# 1946 Schwinn "BIG bar"



## EastsideSchwinn (Jun 15, 2012)

Hello fellas just wanted to share a couple of pics of a bike I just picked up last week. the guy I picked it up from told me it was a 48, but the serial number didnt match, and the wheels and fork didnt seem correct for a 48. My first thought was it had to be a pieced together bike or an earlier model.. so I did some homework and it turned out to be a 1946.. Hope you guys like it


----------



## Rear Facing Drop Out (Jun 15, 2012)

*Cool bike*

Never saw that badge with the train having a Ball Cap on!!! Ha,ha.


----------



## bricycle (Jun 15, 2012)

Don't you just hate past owners that used baskets???


----------



## EastsideSchwinn (Jun 15, 2012)

Rear Facing Drop Out said:


> Never saw that badge with the train having a Ball Cap on!!! Ha,ha.




HAHAHAHAHA, never thought of it that way! thanks for the laugh


----------



## EastsideSchwinn (Jun 15, 2012)

bricycle said:


> Don't you just hate past owners that used baskets???




Yeah thats the only reason I could think of why the badge is that way... I am thinking of replacing it once I find one in good shape and not a repop!


----------



## MagicRat (Jun 15, 2012)

*Nice!*

I like the White Tail.

I got them on my old bikes too!


----------



## MagicRat (Jun 15, 2012)

Can somebody please open a window and let that Inuendo out? ^

HEH!


----------



## silvercreek (Jun 15, 2012)

Rear Facing Drop Out said:


> Never saw that badge with the train having a Ball Cap on!!! Ha,ha.

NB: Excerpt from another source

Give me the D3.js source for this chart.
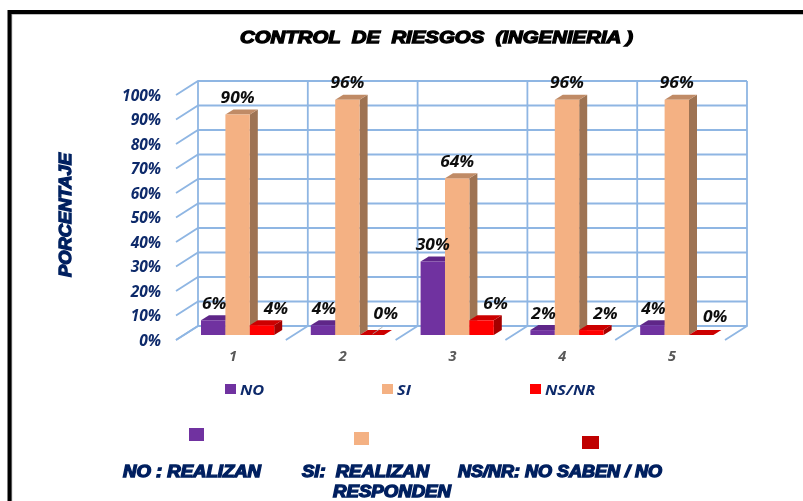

That's what happens when someone rear-ends an ice-cream truck.


----------



## bikeboy1340 (Jun 15, 2012)

*Nice Bike*

Nice score.  One worth putting some time in to.  Congrats.


----------



## MagicRat (Jun 15, 2012)

*Hey East*

I "could" be interested in that badge...If you want to OFF it.(and the price is right)

Im calling Dibs!

Stand back guys,the line starts behind ME.


----------



## snickle (Jun 16, 2012)

Thats a bad ass bike, Im not sure about the basket scenario though, wouldnt the truss rods have prevented that. Unless of course.. there was something sticking out of the basket.  I dig it, it adds character.


----------



## Larmo63 (Jun 16, 2012)

The tapered, pencil kickstand is a tip off that it is a '46.


----------